-- begin COLLECTED MATERIAL --
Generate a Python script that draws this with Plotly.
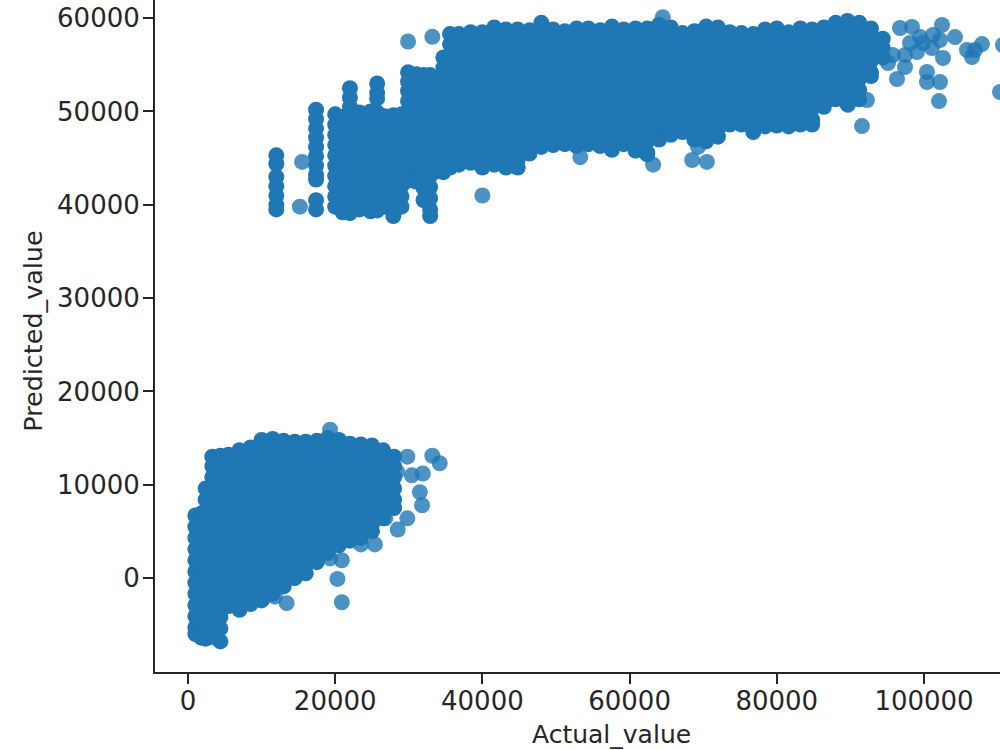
import plotly.graph_objects as go

# Dense regions: each entry in *_actual is one actual-value column,
# with the predicted values observed in that column alongside it.
upper_actual = [
    12000, 17400, 20000, 21000, 22000, 23300, 24800, 25700, 26700, 27900, 29000, 29900, 31000,
    32000, 32900, 33900, 34700, 35600, 36800, 38400, 40000, 41600, 43200, 44800, 46400, 48000,
    49600, 51200, 52800, 54400, 56000, 57600, 59200, 60800, 62400, 64000, 65600, 67200, 68800,
    70400, 72000, 73600, 75200, 76800, 78400, 80000, 81600, 83200, 84800, 86400, 88000, 89600,
    91200, 92800, 94400,
]
upper_predicted = [
    [45300, 44400, 43000, 42000, 41000, 40000, 39500],
    [50200, 49200, 48200, 47200, 46200, 45200, 44200, 43200, 42700, 40500, 39500],
    [49700, 48600, 47500, 46400, 45300, 44200, 43100, 42000, 40900, 39800],
    [49400, 48100, 46900, 45700, 44500, 43300, 42100, 40900, 39700, 39200],
    [52500, 51500, 50500, 49500, 48400, 47300, 46200, 45100, 44000, 42900, 41800, 40700, 39600, 39100],
    [49900, 48800, 47700, 46600, 45500, 44400, 43300, 42200, 41100, 40000, 39500],
    [50000, 48900, 47800, 46700, 45600, 44500, 43400, 42300, 41200, 40100, 39300],
    [53000, 52000, 51400, 49900, 48700, 47500, 46300, 45100, 43900, 42700, 41500, 40300, 39400],
    [49500, 48400, 47300, 46200, 45100, 44000, 42900, 41800, 40700, 39800],
    [49600, 48500, 47400, 46300, 45200, 44100, 43000, 41900, 40800, 39700, 38800],
    [49700, 48600, 47500, 46400, 45300, 44200, 43100, 42000, 40900, 39800],
    [54200, 53200, 52200, 51100, 50000, 48900, 47800, 46700, 45600, 44500, 43400, 42600],
    [54000, 52900, 51800, 50700, 49600, 48500, 47400, 46300, 45200, 44100, 43000, 42500],
    [53900, 52800, 51700, 50600, 49500, 48400, 47300, 46200, 45100, 44000, 42900, 41800, 40500],
    [53900, 52700, 51500, 50300, 49100, 47900, 46700, 45500, 44300, 43100, 41900, 40700, 39500, 38800],
    [53500, 52400, 51300, 50200, 49100, 48000, 46900, 45800, 44700, 43600],
    [55800, 54700, 53600, 52500, 51400, 50300, 49200, 48100, 47000, 45900, 44800, 43500],
    [58300, 57200, 56100, 55000, 53900, 52800, 51700, 50600, 49500, 48400, 47300, 46200, 45100, 44000],
    [58300, 57100, 55900, 54700, 53500, 52300, 51100, 49900, 48700, 47500, 46300, 45100, 44300],
    [58500, 57700, 56500, 55300, 54100, 52900, 51700, 50500, 49300, 48100, 46900, 45700, 44500],
    [58500, 57200, 56000, 54800, 53600, 52400, 51200, 50000, 48800, 47600, 46400, 45200, 44000],
    [59000, 57800, 56600, 55400, 54200, 53000, 51800, 50600, 49400, 48200, 47000, 45800, 44600, 44300],
    [58800, 57500, 56300, 55100, 53900, 52700, 51500, 50300, 49100, 47900, 46700, 45500, 44300, 44000],
    [58800, 58000, 56800, 55600, 54400, 53200, 52000, 50800, 49600, 48400, 47200, 46000, 44800, 44000],
    [58700, 57500, 56300, 55100, 53900, 52700, 51500, 50300, 49100, 47900, 46700, 45500],
    [59500, 58200, 57000, 55800, 54600, 53400, 52200, 51000, 49800, 48600, 47400, 46200],
    [58800, 57600, 56400, 55200, 54000, 52800, 51600, 50400, 49200, 48000, 46800, 46400],
    [58600, 58000, 56800, 55600, 54400, 53200, 52000, 50800, 49600, 48400, 47200, 46500],
    [58900, 57600, 56400, 55200, 54000, 52800, 51600, 50400, 49200, 48000, 46800, 46300],
    [58900, 58100, 56900, 55700, 54500, 53300, 52100, 50900, 49700, 48500, 47300, 46500],
    [58700, 57500, 56300, 55100, 53900, 52700, 51500, 50300, 49100, 47900, 46700, 46300],
    [59100, 58000, 56800, 55600, 54400, 53200, 52000, 50800, 49600, 48400, 47200, 45900],
    [58800, 57500, 56300, 55100, 53900, 52700, 51500, 50300, 49100, 47900, 46700, 46500],
    [58900, 58100, 56900, 55700, 54500, 53300, 52100, 50900, 49700, 48500, 47300, 46100, 45800],
    [58900, 57600, 56400, 55200, 54000, 52800, 51600, 50400, 49200, 48000, 46800, 45600, 45400],
    [59300, 58100, 56900, 55700, 54500, 53300, 52100, 50900, 49700, 48500, 47300, 47000],
    [59000, 57700, 56500, 55300, 54100, 52900, 51700, 50500, 49300, 48100, 47500],
    [58400, 58000, 56800, 55600, 54400, 53200, 52000, 50800, 49600, 48400, 47800],
    [58600, 57500, 56300, 55100, 53900, 52700, 51500, 50300, 49100, 47900, 47000],
    [59100, 58100, 56900, 55700, 54500, 53300, 52100, 50900, 49700, 48500, 47300, 46800],
    [59000, 57700, 56500, 55300, 54100, 52900, 51700, 50500, 49300, 48100, 47300],
    [58500, 57900, 56700, 55500, 54300, 53100, 51900, 50700, 49500, 48600],
    [58400, 57400, 56200, 55000, 53800, 52600, 51400, 50200, 49000, 48600],
    [58300, 57800, 56600, 55400, 54200, 53000, 51800, 50600, 49400, 48200, 47800],
    [58800, 57600, 56400, 55200, 54000, 52800, 51600, 50400, 49200, 48400],
    [58900, 58000, 56800, 55600, 54400, 53200, 52000, 50800, 49600, 48500],
    [58500, 57500, 56300, 55100, 53900, 52700, 51500, 50300, 49100, 48400],
    [58900, 58000, 56800, 55600, 54400, 53200, 52000, 50800, 49600, 48600],
    [58800, 57500, 56300, 55100, 53900, 52700, 51500, 50300, 49100, 48600],
    [59000, 58100, 56900, 55700, 54500, 53300, 52100, 50900, 50500],
    [59500, 58200, 57000, 55800, 54600, 53400, 52200, 51300],
    [59700, 58800, 57600, 56400, 55200, 54000, 52800, 51600, 50800],
    [59500, 58300, 57100, 55900, 54700, 53500, 52300, 51300],
    [58900, 57800, 56600, 55400, 54200, 53800],
    [57800, 56800, 55800],
]

lower_actual = [
    1000, 1800, 2400, 3300, 4400, 5500, 7000, 8500, 10000, 11500, 13000, 14500,
    16000, 17500, 19000, 20500, 22000, 23500, 25000, 26500, 28000,
]
lower_predicted = [
    [6700, 5500, 4300, 3100, 1900, 700, -500, -1700, -2900, -4100, -5300, -6000],
    [6900, 6100, 4900, 3700, 2500, 1300, 100, -1100, -2300, -3500, -4700, -5900, -6400],
    [9600, 8400, 7200, 6000, 4800, 3600, 2400, 1200, 0, -1200, -2400, -3600, -4800, -6000, -6500],
    [13000, 12000, 10800, 9600, 8400, 7200, 6000, 4800, 3600, 2400, 1200, 0, -1200, -2400, -3600, -4800, -6000, -6300],
    [13100, 12600, 11400, 10200, 9000, 7800, 6600, 5400, 4200, 3000, 1800, 600, -600, -1800, -3000, -4200, -5400, -6800],
    [13200, 12000, 10800, 9600, 8400, 7200, 6000, 4800, 3600, 2400, 1200, 0, -1200, -2400, -3000],
    [13700, 12600, 11400, 10200, 9000, 7800, 6600, 5400, 4200, 3000, 1800, 600, -600, -1800, -3000, -3400],
    [14000, 12900, 11700, 10500, 9300, 8100, 6900, 5700, 4500, 3300, 2100, 900, -300, -1500, -2800],
    [14800, 13500, 12300, 11100, 9900, 8700, 7500, 6300, 5100, 3900, 2700, 1500, 300, -900, -2400],
    [14900, 14100, 12900, 11700, 10500, 9300, 8100, 6900, 5700, 4500, 3300, 2100, 900, -300, -1700],
    [14700, 13500, 12300, 11100, 9900, 8700, 7500, 6300, 5100, 3900, 2700, 1500, 300, -900],
    [14600, 14000, 12800, 11600, 10400, 9200, 8000, 6800, 5600, 4400, 3200, 2000, 800, 0],
    [14600, 13400, 12200, 11000, 9800, 8600, 7400, 6200, 5000, 3800, 2600, 1400, 500],
    [14700, 14000, 12800, 11600, 10400, 9200, 8000, 6800, 5600, 4400, 3200, 2000, 1700],
    [15000, 13700, 12500, 11300, 10100, 8900, 7700, 6500, 5300, 4100, 2900, 2700],
    [14800, 14000, 12800, 11600, 10400, 9200, 8000, 6800, 5600, 4400, 3500],
    [14400, 13300, 12100, 10900, 9700, 8500, 7300, 6100, 4900, 4000],
    [14300, 13700, 12500, 11300, 10100, 8900, 7700, 6500, 5300, 4300],
    [14200, 13000, 11800, 10600, 9400, 8200, 7000, 5800, 5000],
    [13700, 12800, 11600, 10400, 9200, 8000, 6800, 6400],
    [13000, 12000, 10800, 9600, 8400, 7500],
]

# Outlying points drawn individually, slightly translucent.
stray_actual = [
    15500, 15200, 29900, 33200, 40000, 53300, 64500, 63200, 69300, 68500, 70500,
    91570, 89670, 92250, 96330, 100400, 100400, 102170, 102040, 102580, 102440, 104210,
    105840, 106520, 106930, 107880, 110330, 110730, 96740, 98370, 99460, 101220, 102170,
    99860, 101080, 99050, 97420, 95110, 98100, 97420, 95790,
    19300, 29800, 33200, 34200, 31900, 30400, 28400, 31500, 31800, 29800, 28500, 26800,
    25400, 23500, 19300, 20900, 20300, 20900, 13400, 11800,
]
stray_predicted = [
    44600, 39800, 57500, 58000, 41000, 45100, 60100, 44300, 46200, 44800, 44600,
    48440, 50700, 51230, 53480, 54230, 53160, 53160, 51120, 55730, 59270, 57980,
    56590, 55840, 56590, 57230, 52090, 57130, 58950, 59060, 57980, 58200, 57660,
    57340, 56800, 56380, 54770, 55200, 57340, 56050, 56050,
    15900, 13000, 13100, 12300, 11200, 11000, 11400, 9200, 7800, 6400, 5200, 6400,
    3600, 3600, 2100, 1900, -100, -2600, -2700, -2000,
]

x_ticks = [0, 20000, 40000, 60000, 80000, 100000]
y_ticks = [0, 10000, 20000, 30000, 40000, 50000, 60000]

def flatten(columns, rows):
    xs, ys = [], []
    for x, col in zip(columns, rows):
        xs.extend([x] * len(col))
        ys.extend(col)
    return xs, ys

BLUE = "#1f77b4"
INK = "#262626"
FONT = "DejaVu Sans"

fig = go.Figure()
fig.add_trace(go.Scatter(
    x=stray_actual, y=stray_predicted, mode="markers",
    marker=dict(color=BLUE, size=16, opacity=0.8, line=dict(width=0)),
))
for cols, rows in ((upper_actual, upper_predicted), (lower_actual, lower_predicted)):
    xs, ys = flatten(cols, rows)
    fig.add_trace(go.Scatter(
        x=xs, y=ys, mode="markers",
        marker=dict(color=BLUE, size=16, line=dict(width=0)),
    ))

axis_style = dict(
    showgrid=False, zeroline=False, showline=True, linecolor=INK, linewidth=2,
    ticks="outside", ticklen=10, tickwidth=2, tickcolor=INK, tickformat="d",
    tickfont=dict(family=FONT, size=26, color=INK),
)
fig.update_layout(
    width=1000, height=750, margin=dict(l=155, r=0, t=0, b=78),
    paper_bgcolor="white", plot_bgcolor="white", showlegend=False,
    font=dict(family=FONT, color=INK),
    xaxis=dict(range=[-4484, 110326], tickvals=x_ticks, ticklabelstandoff=-5, **axis_style),
    yaxis=dict(range=[-10075, 61950], tickvals=y_ticks, ticklabelstandoff=-2, **axis_style),
    annotations=[
        dict(
            text="Actual_value", xref="x", x=57600, yref="paper", y=0,
            xanchor="center", yanchor="top", yshift=-46, showarrow=False,
            font=dict(family=FONT, size=25, color=INK),
        ),
        dict(
            text="Predicted_value", xref="paper", x=0, yref="y", y=26400,
            xanchor="center", yanchor="middle", xshift=-122, textangle=-90, showarrow=False,
            font=dict(family=FONT, size=25.4, color=INK),
        ),
    ],
)
fig.write_html("out.html")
-- end COLLECTED MATERIAL --
● OBJECTIVE: Take the lines from the start of the material to the line with "import plotly.graph_objects as go", both included, and transcribe them exactly without the pictures.

● OUTPUT OF THE TASK:
Generate a Python script that draws this with Plotly.
import plotly.graph_objects as go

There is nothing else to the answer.